Bug 171354

Summary: Data/FS corruption caused by FS activity during RAID6 resync
Product: Red Hat Enterprise Linux 4 Reporter: Joshua Baker-LePain <joshua.bakerlepain>
Component: kernelAssignee: Alasdair Kergon <agk>
Status: CLOSED INSUFFICIENT_DATA QA Contact: Brian Brock <bbrock>
Severity: high Docs Contact:
Priority: medium    
Version: 4.0CC: agk, dwysocha, jbaron, mbroz, milan.kerslager, paulw, phil, rwheeler, sct, sean, trevor
Target Milestone: ---   
Target Release: ---   
Hardware: i386   
OS: Linux   
Whiteboard:
Fixed In Version: Doc Type: Bug Fix
Doc Text:
Story Points: ---
Clone Of: Environment:
Last Closed: 2011-02-10 01:15:20 UTC Type: ---
Regression: --- Mount Type: ---
Documentation: --- CRM:
Verified Versions: Category: ---
oVirt Team: --- RHEL 7.3 requirements from Atomic Host:
Cloudforms Team: --- Target Upstream Version:
Embargoed:
Attachments:
Description Flags
Log snippet showing FS errors (hostname removed). none

Description Joshua Baker-LePain 2005-10-21 00:15:58 UTC
From Bugzilla Helper:
User-Agent: Mozilla/5.0 (X11; U; Linux i686; en-US; rv:1.7.10) Gecko/20050811 CentOS/1.0.6-1.4.1.centos3 Firefox/1.0.6

Description of problem:
I'm testing a 15 drive RAID6 using the system tester at <http://people.redhat.com/dledford/memtest.html>.  Running this test on a clean array worked fine.  I then failed a drive in the array with the script running.  The resync started as it should.  Soon, though, the script started returning errors, and then I saw several EXT3-fs errors in the logs (I'll put examples in an attachment).

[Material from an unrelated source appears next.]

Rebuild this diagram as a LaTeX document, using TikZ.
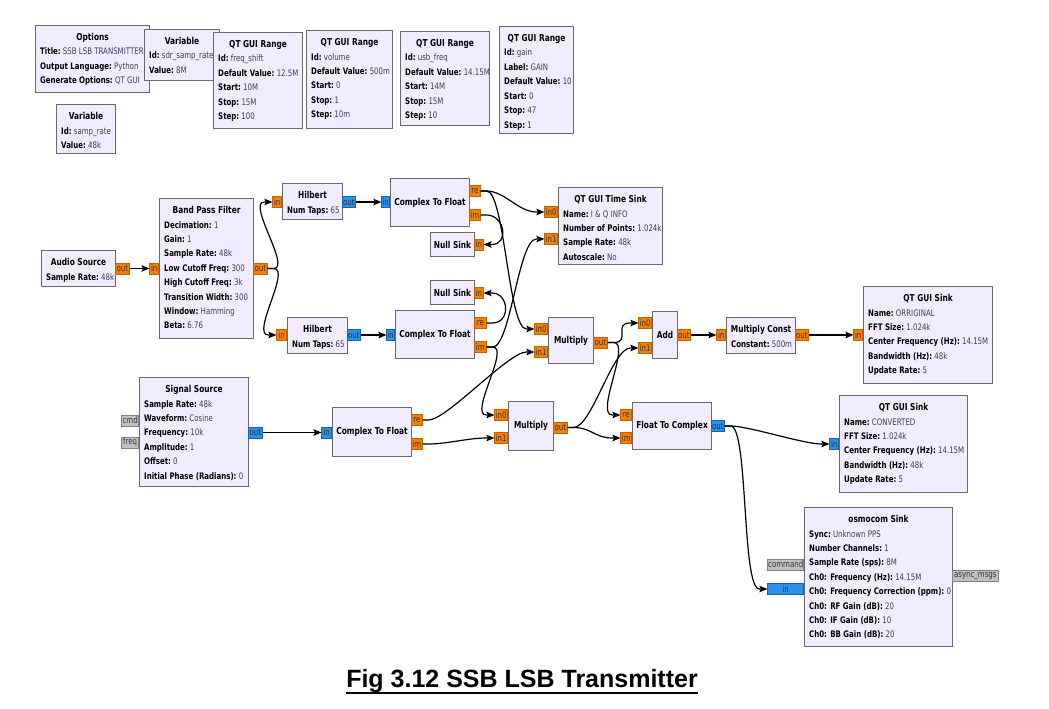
\documentclass[tikz,border=0pt]{standalone}
\usepackage{fontspec}
\usetikzlibrary{arrows.meta}
\newfontfamily\grcfont[FakeStretch=0.78]{DejaVu Sans}
\newfontfamily\capfont{Liberation Sans}
\definecolor{blkfill}{RGB}{241,236,255}
\definecolor{blkline}{RGB}{105,105,105}
\definecolor{valc}{RGB}{60,60,95}
\definecolor{fport}{RGB}{245,128,0}
\definecolor{fportl}{RGB}{200,95,0}
\definecolor{cport}{RGB}{40,145,235}
\definecolor{cportl}{RGB}{20,100,190}
\definecolor{mport}{RGB}{192,192,192}
\definecolor{mportl}{RGB}{130,130,130}
\tikzset{
 blk/.style={draw=blkline, line width=1.1pt, fill=blkfill, inner sep=0pt, anchor=north west},
 ttl/.style={font=\grcfont\fontsize{9.5}{11}\selectfont\bfseries, inner sep=0pt},
 prm/.style={font=\grcfont\fontsize{9}{11}\selectfont, text=valc, inner sep=0pt},
 port/.style={inner sep=0pt, minimum height=11pt, line width=0.6pt, font=\grcfont\fontsize{9}{10}\selectfont, text=black!80},
 fp/.style={port, fill=fport, draw=fportl},
 cp/.style={port, fill=cport, draw=cportl},
 mp/.style={port, fill=mport, draw=mportl},
 wire/.style={line width=1.2pt, -{Stealth[length=8pt,width=6.5pt,inset=1.5pt]}},
}
\newcommand{\grcblock}[7]{%
  \node[blk, minimum width=#4, minimum height=#5] (#1) at (#2,#3) {};
  \node[ttl, anchor=base] at ([yshift=-15.6pt]#1.north) {#6};
  \foreach \kk/\vv [count=\ii] in {#7} {%
    \node[prm, anchor=base west] at ([xshift=5pt,yshift={-15.6pt-14.4pt*\ii}]#1.north west) {{\color{black}\bfseries\kk:}\ \vv};
  }%
}
\newcommand{\grcsimple}[6]{%
  \node[blk, minimum width=#4, minimum height=#5] (#1) at (#2,#3) {};
  \node[ttl] at (#1.center) {#6};
}
\newcommand{\grcw}[2]{\draw[wire] (#1.east) -- ++(6,0) .. controls +(18,0) and +(-18,0) .. ([xshift=-8pt]#2.west) -- (#2.west);}
\newcommand{\grcwr}[2]{\draw[wire] (#1.east) -- ++(6,0) .. controls +(18,0) and +(18,0) .. ([xshift=8pt]#2.east) -- (#2.east);}
\begin{document}
\begin{tikzpicture}[x=1pt,y=-1pt]
\fill[white] (0,0) rectangle (1049,709);
\useasboundingbox (0,0) rectangle (1049,709);

% variables / options
\grcblock{opt}{35}{25}{114}{67}{Options}{Title/SSB LSB TRANSMITTER, Output Language/Python, Generate Options/QT GUI}
\grcblock{var1}{144}{29}{75}{51}{Variable}{Id/sdr\_samp\_rate, Value/8M}
\grcblock{rng1}{213}{32}{89}{96}{QT GUI Range}{Id/freq\_shift, Default Value/12.5M, Start/10M, Stop/15M, Step/100}
\grcblock{rng2}{306}{30}{86}{98}{QT GUI Range}{Id/volume, Default Value/500m, Start/0, Stop/1, Step/10m}
\grcblock{rng3}{400}{31}{89}{94}{QT GUI Range}{Id/usb\_freq, Default Value/14.15M, Start/14M, Stop/15M, Step/10}
\grcblock{rng4}{499}{26}{74}{107}{QT GUI Range}{Id/gain, Label/GAIN, Default Value/10, Start/0, Stop/47, Step/1}
\grcblock{var2}{56}{104}{59}{49}{Variable}{Id/samp\_rate, Value/48k}

% flow blocks
\grcblock{asrc}{41}{250}{74}{36}{Audio Source}{Sample Rate/48k}
\grcblock{bpf}{159}{198}{94}{140}{Band Pass Filter}{Decimation/1, Gain/1, Sample Rate/48k, Low Cutoff Freq/300, High Cutoff Freq/3k, Transition Width/300, Window/Hamming, Beta/6.76}
\grcblock{hil1}{282}{183}{60}{36}{Hilbert}{Num Taps/65}
\grcblock{hil2}{287}{317}{60}{36}{Hilbert}{Num Taps/65}
\grcsimple{ctf1}{390}{178}{79}{48}{Complex To Float}
\grcsimple{null1}{430}{232}{44}{24}{Null Sink}
\grcsimple{null2}{430}{280}{44}{24}{Null Sink}
\grcsimple{ctf2}{395}{310}{79}{48}{Complex To Float}
\grcblock{tsink}{558}{187}{104}{77}{QT GUI Time Sink}{Name/I \& Q INFO, Number of Points/1.024k, Sample Rate/48k, Autoscale/No}
\grcsimple{mul1}{548}{317}{45}{46}{Multiply}
\grcsimple{add}{652}{311}{25}{47}{Add}
\grcblock{mconst}{726}{317}{69}{36}{Multiply Const}{Constant/500m}
\grcblock{qsink1}{863}{286}{129}{97}{QT GUI Sink}{Name/ORRIGINAL, FFT Size/1.024k, Center Frequency (Hz)/14.15M, Bandwidth (Hz)/48k, Update Rate/5}
\grcblock{ssrc}{139}{377}{109}{109}{Signal Source}{Sample Rate/48k, Waveform/Cosine, Frequency/10k, Amplitude/1, Offset/0, Initial Phase (Radians)/0}
\grcsimple{ctf3}{332}{407}{79}{49}{Complex To Float}
\grcsimple{mul2}{508}{401}{45}{49}{Multiply}
\grcsimple{ftc}{632}{402}{79}{47}{Float To Complex}
\grcblock{qsink2}{839}{395}{128}{97}{QT GUI Sink}{Name/CONVERTED, FFT Size/1.024k, Center Frequency (Hz)/14.15M, Bandwidth (Hz)/48k, Update Rate/5}
\grcblock{osmo}{804}{507}{148}{139}{osmocom Sink}{Sync/Unknown PPS, Number Channels/1, Sample Rate (sps)/8M, Ch0: Frequency (Hz)/14.15M, Ch0: Frequency Correction (ppm)/0, Ch0: RF Gain (dB)/20, Ch0: IF Gain (dB)/10, Ch0: BB Gain (dB)/20}

% ports
\node[fp, minimum width=14pt, anchor=west] (asrc-o) at (115,268.5) {out};
\node[fp, minimum width=9pt, anchor=east] (bpf-i) at (159,268.5) {in};
\node[fp, minimum width=14pt, anchor=west] (bpf-o) at (253,268.5) {out};
\node[fp, minimum width=9pt, anchor=east] (hil1-i) at (282,202) {in};
\node[cp, minimum width=13pt, anchor=west] (hil1-o) at (342,202) {out};
\node[cp, minimum width=8pt, anchor=east] (ctf1-i) at (390,202) {in};
\node[fp, minimum width=11pt, anchor=west] (ctf1-re) at (469,191) {re};
\node[fp, minimum width=11pt, anchor=west] (ctf1-im) at (469,215) {im};
\node[fp, minimum width=9pt, anchor=west] (null1-i) at (474,244.5) {in};
\node[fp, minimum width=13pt, anchor=east] (tsink-i0) at (558,212) {in0};
\node[fp, minimum width=13pt, anchor=east] (tsink-i1) at (558,239) {in1};
\node[fp, minimum width=9pt, anchor=west] (null2-i) at (474,293) {in};
\node[fp, minimum width=10pt, anchor=east] (hil2-i) at (287,335) {in};
\node[cp, minimum width=13pt, anchor=west] (hil2-o) at (347,335) {out};
\node[cp, minimum width=8pt, anchor=east] (ctf2-i) at (395,335) {in};
\node[fp, minimum width=12pt, anchor=west] (ctf2-re) at (474,323) {re};
\node[fp, minimum width=12pt, anchor=west] (ctf2-im) at (474,347) {im};
\node[fp, minimum width=13pt, anchor=east] (mul1-i0) at (548,329) {in0};
\node[fp, minimum width=13pt, anchor=east] (mul1-i1) at (548,352) {in1};
\node[fp, minimum width=14pt, anchor=west] (mul1-o) at (593,342.5) {out};
\node[fp, minimum width=13pt, anchor=east] (add-i0) at (652,323) {in0};
\node[fp, minimum width=13pt, anchor=east] (add-i1) at (652,348) {in1};
\node[fp, minimum width=13pt, anchor=west] (add-o) at (677,335) {out};
\node[fp, minimum width=9pt, anchor=east] (mconst-i) at (726,335) {in};
\node[fp, minimum width=13pt, anchor=west] (mconst-o) at (795,335) {out};
\node[fp, minimum width=9pt, anchor=east] (qsink1-i) at (863,335) {in};
\node[mp, minimum width=17pt, anchor=east] (ssrc-cmd) at (139,420.5) {cmd};
\node[mp, minimum width=17pt, anchor=east] (ssrc-freq) at (139,442.5) {freq};
\node[cp, minimum width=14pt, anchor=west] (ssrc-o) at (248,432.5) {out};
\node[cp, minimum width=10pt, anchor=east] (ctf3-i) at (332,432.5) {in};
\node[fp, minimum width=11pt, anchor=west] (ctf3-re) at (411,420) {re};
\node[fp, minimum width=11pt, anchor=west] (ctf3-im) at (411,444) {im};
\node[fp, minimum width=13pt, anchor=east] (mul2-i0) at (508,415) {in0};
\node[fp, minimum width=13pt, anchor=east] (mul2-i1) at (508,438) {in1};
\node[fp, minimum width=14pt, anchor=west] (mul2-o) at (553,427.5) {out};
\node[fp, minimum width=11pt, anchor=east] (ftc-re) at (632,415) {re};
\node[fp, minimum width=11pt, anchor=east] (ftc-im) at (632,438) {im};
\node[cp, minimum width=13pt, anchor=west] (ftc-o) at (711,426) {out};
\node[cp, minimum width=9pt, anchor=east] (qsink2-i) at (839,444) {in};
\node[mp, minimum width=36pt, anchor=east] (osmo-cmd) at (804,564.5) {command};
\node[cp, minimum width=36pt, anchor=east] (osmo-i) at (804,589) {in};
\node[mp, minimum width=46pt, anchor=west] (osmo-am) at (952,576) {async\_msgs};

% connections
\grcw{asrc-o}{bpf-i}
\grcw{bpf-o}{hil1-i}
\grcw{bpf-o}{hil2-i}
\grcw{hil1-o}{ctf1-i}
\grcw{hil2-o}{ctf2-i}
\grcw{ctf1-re}{tsink-i0}
\grcw{ctf1-re}{mul1-i0}
\grcwr{ctf1-im}{null1-i}
\grcwr{ctf2-re}{null2-i}
\grcw{ctf2-im}{tsink-i1}
\grcw{ctf2-im}{mul2-i0}
\grcw{ssrc-o}{ctf3-i}
\grcw{ctf3-re}{mul1-i1}
\grcw{ctf3-im}{mul2-i1}
\grcw{mul1-o}{add-i0}
\grcw{mul1-o}{ftc-re}
\grcw{mul2-o}{add-i1}
\grcw{mul2-o}{ftc-im}
\grcw{add-o}{mconst-i}
\grcw{mconst-o}{qsink1-i}
\grcw{ftc-o}{qsink2-i}
\grcw{ftc-o}{osmo-i}

% caption
\node[font=\capfont\fontsize{25}{30}\selectfont\bfseries, anchor=base, inner sep=0pt] (cap) at (522,687) {Fig 3.12 SSB LSB Transmitter};
\draw[line width=2pt] ([yshift=-5.5pt]cap.base west) -- ([yshift=-5.5pt]cap.base east);
\end{tikzpicture}
\end{document}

Version-Release number of selected component (if applicable):
kernel-2.6.9-22.ELsmp

How reproducible:
Always

Steps to Reproduce:
1. Create and format RAID6 array:
mdadm -C /dev/md0 -c 128 -l 6 -n 15 -x 1 /dev/sd[a-e]2 /dev/sd[f-p]1
mke2fs -b 4096 -j -m 0 -R stride=32 -T largefile /dev/md0
2. Mount array and run memtest.sh found at the web address above.
3. Fail a drive:
mdadm /dev/md0 -f /dev/sdi1
  

Actual Results:  Data, and eventually FS, corruption.

Expected Results:  The array should rebuild without corrupting anything.

Additional info:

I've tried this on 2 similar servers.  Both have 2 3ware 7500-8 controllers in JBOD mode.  One server has a Supermicro P4DPE-G2 motherboard, 4GB RAM, dual 2.2GHz  Xeons, and 16 Maxtor 160GB drives.  The other has a Supermicro X5DPE-G2 board, 2GB RAM, dual 2.4GHz Xeons, and 16 IBM 180GB drives.

Comment 1 Joshua Baker-LePain 2005-10-21 00:20:03 UTC
Created attachment 120227 [details]
Log snippet showing FS errors (hostname removed).

Comment 2 Philippe Troin 2007-05-24 01:10:52 UTC
I'm seeing the same problem with RHEL4.4 as well.
Actually, the RAID fs is corrupted right out of install.

This patch might fix the problem:
http://linux.bkbits.net:8080/linux-2.6/?PAGE=gnupatch&REV=1.1938.340.65

Phil.

Comment 3 Philippe Troin 2007-05-26 01:26:40 UTC
Fixed in 4.5.
Thanks.
Phil.


Comment 4 Philippe Troin 2007-05-30 20:49:11 UTC
Actually, no, I am still witnessing corruption with 2.6.9-55.ELsmp.
RAID-6 is a no-go.
Phil.

Comment 5 Alasdair Kergon 2011-02-10 01:15:20 UTC
This got routed to the wrong place, I'm afraid - it's not my area.  If you still need support please use https://www.redhat.com/support/ referencing this bugzilla to obtain more personal attention.